▸ Brief
Retype the opening lines of the listing below, ending with the line that contains "29.7, 24.4, 13.7];", and leave out any pictures.

--- Begin ---

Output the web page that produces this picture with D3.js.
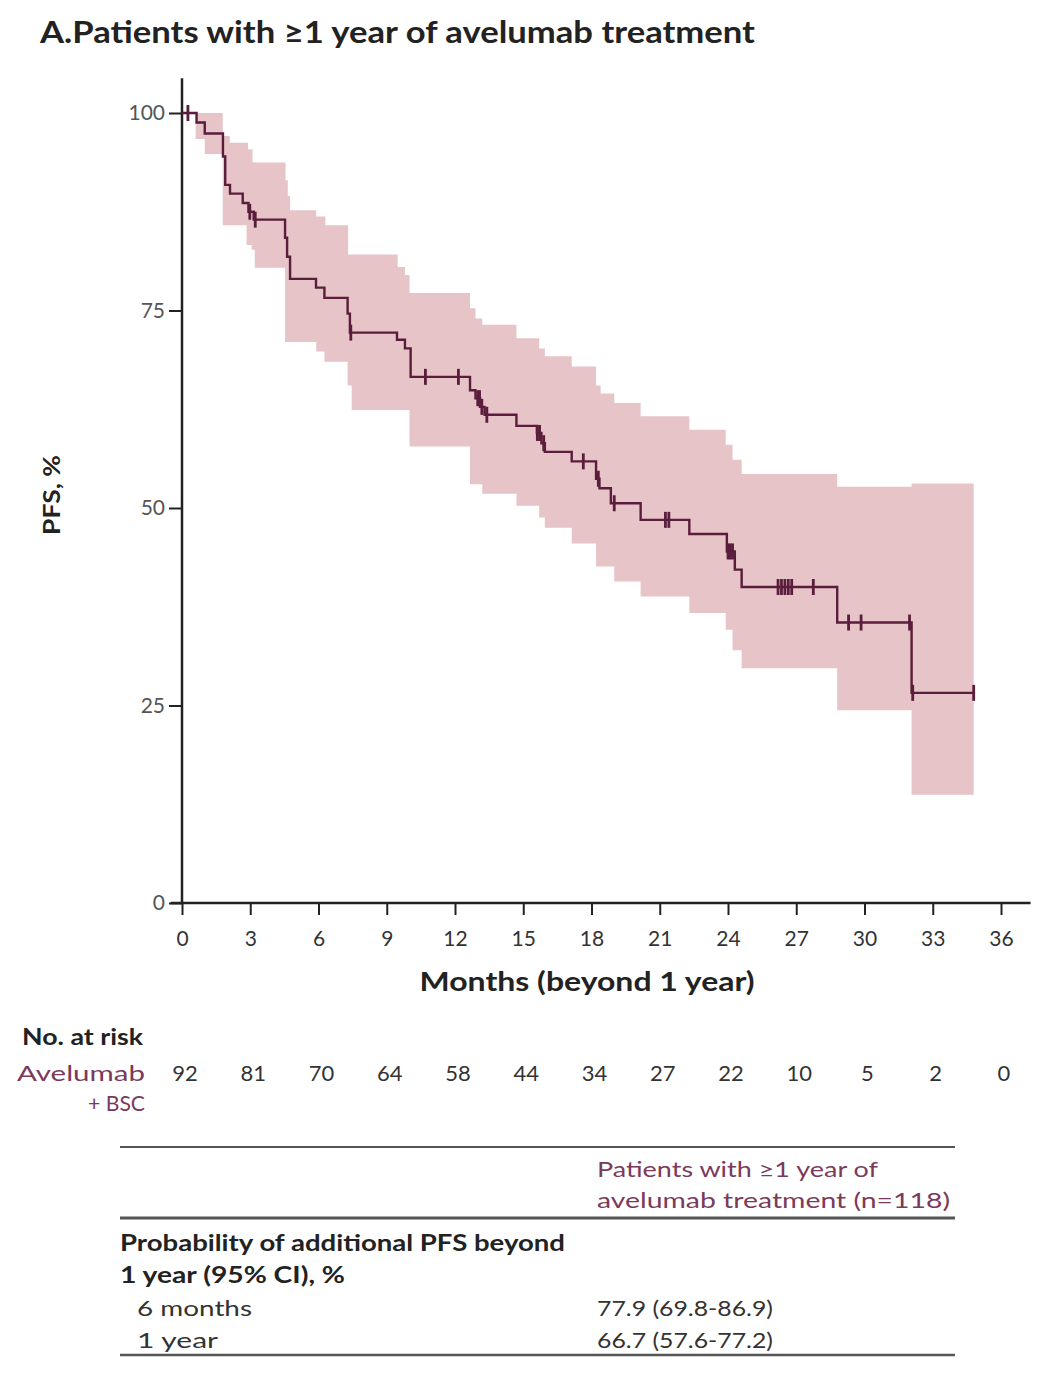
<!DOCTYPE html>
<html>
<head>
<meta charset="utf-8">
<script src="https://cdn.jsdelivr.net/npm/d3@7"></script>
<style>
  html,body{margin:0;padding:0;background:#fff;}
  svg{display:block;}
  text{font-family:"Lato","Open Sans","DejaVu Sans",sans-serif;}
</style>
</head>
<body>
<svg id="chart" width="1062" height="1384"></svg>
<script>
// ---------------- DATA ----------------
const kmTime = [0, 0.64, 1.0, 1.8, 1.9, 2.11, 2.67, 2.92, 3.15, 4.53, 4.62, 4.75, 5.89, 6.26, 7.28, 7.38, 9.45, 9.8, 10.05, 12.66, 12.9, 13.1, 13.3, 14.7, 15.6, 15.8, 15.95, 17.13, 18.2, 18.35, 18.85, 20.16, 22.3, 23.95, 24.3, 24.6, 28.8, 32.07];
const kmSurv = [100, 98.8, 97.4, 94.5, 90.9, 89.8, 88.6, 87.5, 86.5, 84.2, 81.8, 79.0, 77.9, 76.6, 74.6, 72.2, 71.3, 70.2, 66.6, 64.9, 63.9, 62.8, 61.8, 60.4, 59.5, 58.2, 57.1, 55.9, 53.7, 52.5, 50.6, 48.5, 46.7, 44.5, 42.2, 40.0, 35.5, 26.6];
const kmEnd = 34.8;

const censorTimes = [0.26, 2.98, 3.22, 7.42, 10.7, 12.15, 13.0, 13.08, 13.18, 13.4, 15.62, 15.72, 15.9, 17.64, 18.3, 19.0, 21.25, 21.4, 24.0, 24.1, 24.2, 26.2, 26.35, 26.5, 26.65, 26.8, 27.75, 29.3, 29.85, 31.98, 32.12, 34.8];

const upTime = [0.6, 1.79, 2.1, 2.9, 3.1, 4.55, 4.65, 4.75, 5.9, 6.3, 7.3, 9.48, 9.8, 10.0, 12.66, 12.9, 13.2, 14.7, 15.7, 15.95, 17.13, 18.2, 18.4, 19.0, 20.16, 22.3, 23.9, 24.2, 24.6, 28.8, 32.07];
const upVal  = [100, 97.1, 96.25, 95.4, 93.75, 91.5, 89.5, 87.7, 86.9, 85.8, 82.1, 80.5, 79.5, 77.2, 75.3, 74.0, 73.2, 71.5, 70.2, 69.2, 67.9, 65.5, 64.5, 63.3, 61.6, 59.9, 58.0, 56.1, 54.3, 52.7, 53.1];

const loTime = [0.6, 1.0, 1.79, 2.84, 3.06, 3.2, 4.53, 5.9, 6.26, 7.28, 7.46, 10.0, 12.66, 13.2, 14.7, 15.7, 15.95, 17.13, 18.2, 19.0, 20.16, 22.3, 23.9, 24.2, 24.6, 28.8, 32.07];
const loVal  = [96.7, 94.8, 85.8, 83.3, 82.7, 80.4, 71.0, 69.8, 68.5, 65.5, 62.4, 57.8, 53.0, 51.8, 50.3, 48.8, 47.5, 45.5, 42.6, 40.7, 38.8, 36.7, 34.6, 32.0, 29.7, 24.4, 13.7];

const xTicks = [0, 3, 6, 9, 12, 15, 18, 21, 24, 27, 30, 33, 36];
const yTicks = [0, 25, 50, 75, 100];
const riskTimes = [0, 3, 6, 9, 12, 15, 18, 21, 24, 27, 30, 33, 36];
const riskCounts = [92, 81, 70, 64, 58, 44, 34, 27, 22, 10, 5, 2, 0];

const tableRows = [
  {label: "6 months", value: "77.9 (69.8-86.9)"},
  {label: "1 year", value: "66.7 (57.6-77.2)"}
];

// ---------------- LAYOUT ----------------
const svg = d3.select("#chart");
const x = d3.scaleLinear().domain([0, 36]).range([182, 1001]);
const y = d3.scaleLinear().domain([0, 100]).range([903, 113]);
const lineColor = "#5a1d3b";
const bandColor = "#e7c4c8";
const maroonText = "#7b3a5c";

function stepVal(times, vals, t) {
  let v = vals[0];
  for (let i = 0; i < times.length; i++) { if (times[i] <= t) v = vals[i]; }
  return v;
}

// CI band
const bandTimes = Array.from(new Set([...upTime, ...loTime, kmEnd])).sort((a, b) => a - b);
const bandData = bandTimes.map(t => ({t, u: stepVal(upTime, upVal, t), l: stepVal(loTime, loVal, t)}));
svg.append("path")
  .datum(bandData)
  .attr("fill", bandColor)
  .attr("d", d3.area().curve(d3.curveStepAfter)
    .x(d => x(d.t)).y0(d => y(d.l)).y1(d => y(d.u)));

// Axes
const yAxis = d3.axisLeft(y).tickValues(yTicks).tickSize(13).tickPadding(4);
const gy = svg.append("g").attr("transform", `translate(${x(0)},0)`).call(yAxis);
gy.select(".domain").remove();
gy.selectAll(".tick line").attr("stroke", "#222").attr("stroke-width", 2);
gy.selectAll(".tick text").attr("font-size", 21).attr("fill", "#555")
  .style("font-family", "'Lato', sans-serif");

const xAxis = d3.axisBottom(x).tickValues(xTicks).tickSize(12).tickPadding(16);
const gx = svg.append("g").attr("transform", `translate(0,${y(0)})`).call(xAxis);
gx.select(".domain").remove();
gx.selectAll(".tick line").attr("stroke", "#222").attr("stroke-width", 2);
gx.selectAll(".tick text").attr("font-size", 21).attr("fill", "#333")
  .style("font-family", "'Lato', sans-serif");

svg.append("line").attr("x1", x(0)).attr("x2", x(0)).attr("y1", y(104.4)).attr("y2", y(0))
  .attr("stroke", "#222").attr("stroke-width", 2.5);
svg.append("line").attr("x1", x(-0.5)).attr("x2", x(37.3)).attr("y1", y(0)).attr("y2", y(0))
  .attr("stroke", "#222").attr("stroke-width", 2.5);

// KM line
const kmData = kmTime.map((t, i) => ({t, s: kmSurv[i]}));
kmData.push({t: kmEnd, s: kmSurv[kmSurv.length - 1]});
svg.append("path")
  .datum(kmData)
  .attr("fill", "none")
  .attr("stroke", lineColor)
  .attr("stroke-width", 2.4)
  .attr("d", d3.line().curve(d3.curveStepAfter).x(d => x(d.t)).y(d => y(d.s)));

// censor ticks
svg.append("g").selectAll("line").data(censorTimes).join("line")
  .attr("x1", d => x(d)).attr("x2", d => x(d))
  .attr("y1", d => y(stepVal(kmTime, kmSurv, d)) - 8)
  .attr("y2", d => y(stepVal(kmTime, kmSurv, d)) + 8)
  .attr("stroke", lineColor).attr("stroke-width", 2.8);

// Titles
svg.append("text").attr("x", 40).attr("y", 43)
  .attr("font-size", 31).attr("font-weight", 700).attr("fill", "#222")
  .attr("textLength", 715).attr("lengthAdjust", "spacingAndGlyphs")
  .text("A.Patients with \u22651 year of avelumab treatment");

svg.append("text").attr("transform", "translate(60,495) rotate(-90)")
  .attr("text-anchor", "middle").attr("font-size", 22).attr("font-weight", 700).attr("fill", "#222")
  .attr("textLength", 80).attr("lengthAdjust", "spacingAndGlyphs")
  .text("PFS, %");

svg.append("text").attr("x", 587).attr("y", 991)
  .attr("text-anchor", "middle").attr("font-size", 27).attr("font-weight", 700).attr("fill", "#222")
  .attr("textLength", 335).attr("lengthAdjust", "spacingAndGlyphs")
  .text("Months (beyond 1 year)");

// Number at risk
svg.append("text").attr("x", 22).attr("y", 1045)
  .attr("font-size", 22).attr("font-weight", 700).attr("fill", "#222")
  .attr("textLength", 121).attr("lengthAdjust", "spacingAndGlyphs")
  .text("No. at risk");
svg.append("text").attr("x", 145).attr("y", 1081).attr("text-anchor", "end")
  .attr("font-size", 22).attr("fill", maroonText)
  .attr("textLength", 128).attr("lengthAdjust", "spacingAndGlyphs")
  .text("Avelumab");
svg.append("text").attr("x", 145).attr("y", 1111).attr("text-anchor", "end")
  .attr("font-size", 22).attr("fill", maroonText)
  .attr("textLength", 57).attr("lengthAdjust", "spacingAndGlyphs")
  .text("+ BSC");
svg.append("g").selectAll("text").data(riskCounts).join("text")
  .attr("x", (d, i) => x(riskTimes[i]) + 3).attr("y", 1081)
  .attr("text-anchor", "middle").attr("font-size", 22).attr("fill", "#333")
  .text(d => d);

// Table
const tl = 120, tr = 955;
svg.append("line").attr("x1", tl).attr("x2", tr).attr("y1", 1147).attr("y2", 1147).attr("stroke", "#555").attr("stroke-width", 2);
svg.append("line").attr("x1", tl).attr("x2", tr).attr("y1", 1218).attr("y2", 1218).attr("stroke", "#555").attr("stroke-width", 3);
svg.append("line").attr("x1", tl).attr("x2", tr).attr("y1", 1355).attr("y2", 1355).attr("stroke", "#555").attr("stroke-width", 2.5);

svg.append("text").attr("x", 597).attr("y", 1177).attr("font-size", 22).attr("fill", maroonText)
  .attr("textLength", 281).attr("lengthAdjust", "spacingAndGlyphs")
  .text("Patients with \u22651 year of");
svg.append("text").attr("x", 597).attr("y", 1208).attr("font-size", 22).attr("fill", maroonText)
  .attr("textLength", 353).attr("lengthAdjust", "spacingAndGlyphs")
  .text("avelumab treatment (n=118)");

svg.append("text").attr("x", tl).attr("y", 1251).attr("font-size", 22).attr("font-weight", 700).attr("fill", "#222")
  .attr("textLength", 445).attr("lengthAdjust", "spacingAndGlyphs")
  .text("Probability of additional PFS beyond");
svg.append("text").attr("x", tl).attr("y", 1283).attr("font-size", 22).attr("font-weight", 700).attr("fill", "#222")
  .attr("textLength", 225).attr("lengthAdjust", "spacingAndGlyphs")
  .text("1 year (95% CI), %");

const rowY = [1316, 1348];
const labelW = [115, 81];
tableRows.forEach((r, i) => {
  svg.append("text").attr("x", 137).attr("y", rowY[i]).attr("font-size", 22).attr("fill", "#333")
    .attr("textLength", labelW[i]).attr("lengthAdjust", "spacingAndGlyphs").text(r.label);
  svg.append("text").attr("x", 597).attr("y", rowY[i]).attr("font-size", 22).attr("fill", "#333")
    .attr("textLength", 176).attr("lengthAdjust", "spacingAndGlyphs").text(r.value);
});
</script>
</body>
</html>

--- End ---

▸ Exercise output
Output the web page that produces this picture with D3.js.
<!DOCTYPE html>
<html>
<head>
<meta charset="utf-8">
<script src="https://cdn.jsdelivr.net/npm/d3@7"></script>
<style>
  html,body{margin:0;padding:0;background:#fff;}
  svg{display:block;}
  text{font-family:"Lato","Open Sans","DejaVu Sans",sans-serif;}
</style>
</head>
<body>
<svg id="chart" width="1062" height="1384"></svg>
<script>
// ---------------- DATA ----------------
const kmTime = [0, 0.64, 1.0, 1.8, 1.9, 2.11, 2.67, 2.92, 3.15, 4.53, 4.62, 4.75, 5.89, 6.26, 7.28, 7.38, 9.45, 9.8, 10.05, 12.66, 12.9, 13.1, 13.3, 14.7, 15.6, 15.8, 15.95, 17.13, 18.2, 18.35, 18.85, 20.16, 22.3, 23.95, 24.3, 24.6, 28.8, 32.07];
const kmSurv = [100, 98.8, 97.4, 94.5, 90.9, 89.8, 88.6, 87.5, 86.5, 84.2, 81.8, 79.0, 77.9, 76.6, 74.6, 72.2, 71.3, 70.2, 66.6, 64.9, 63.9, 62.8, 61.8, 60.4, 59.5, 58.2, 57.1, 55.9, 53.7, 52.5, 50.6, 48.5, 46.7, 44.5, 42.2, 40.0, 35.5, 26.6];
const kmEnd = 34.8;

const censorTimes = [0.26, 2.98, 3.22, 7.42, 10.7, 12.15, 13.0, 13.08, 13.18, 13.4, 15.62, 15.72, 15.9, 17.64, 18.3, 19.0, 21.25, 21.4, 24.0, 24.1, 24.2, 26.2, 26.35, 26.5, 26.65, 26.8, 27.75, 29.3, 29.85, 31.98, 32.12, 34.8];

const upTime = [0.6, 1.79, 2.1, 2.9, 3.1, 4.55, 4.65, 4.75, 5.9, 6.3, 7.3, 9.48, 9.8, 10.0, 12.66, 12.9, 13.2, 14.7, 15.7, 15.95, 17.13, 18.2, 18.4, 19.0, 20.16, 22.3, 23.9, 24.2, 24.6, 28.8, 32.07];
const upVal  = [100, 97.1, 96.25, 95.4, 93.75, 91.5, 89.5, 87.7, 86.9, 85.8, 82.1, 80.5, 79.5, 77.2, 75.3, 74.0, 73.2, 71.5, 70.2, 69.2, 67.9, 65.5, 64.5, 63.3, 61.6, 59.9, 58.0, 56.1, 54.3, 52.7, 53.1];

const loTime = [0.6, 1.0, 1.79, 2.84, 3.06, 3.2, 4.53, 5.9, 6.26, 7.28, 7.46, 10.0, 12.66, 13.2, 14.7, 15.7, 15.95, 17.13, 18.2, 19.0, 20.16, 22.3, 23.9, 24.2, 24.6, 28.8, 32.07];
const loVal  = [96.7, 94.8, 85.8, 83.3, 82.7, 80.4, 71.0, 69.8, 68.5, 65.5, 62.4, 57.8, 53.0, 51.8, 50.3, 48.8, 47.5, 45.5, 42.6, 40.7, 38.8, 36.7, 34.6, 32.0, 29.7, 24.4, 13.7];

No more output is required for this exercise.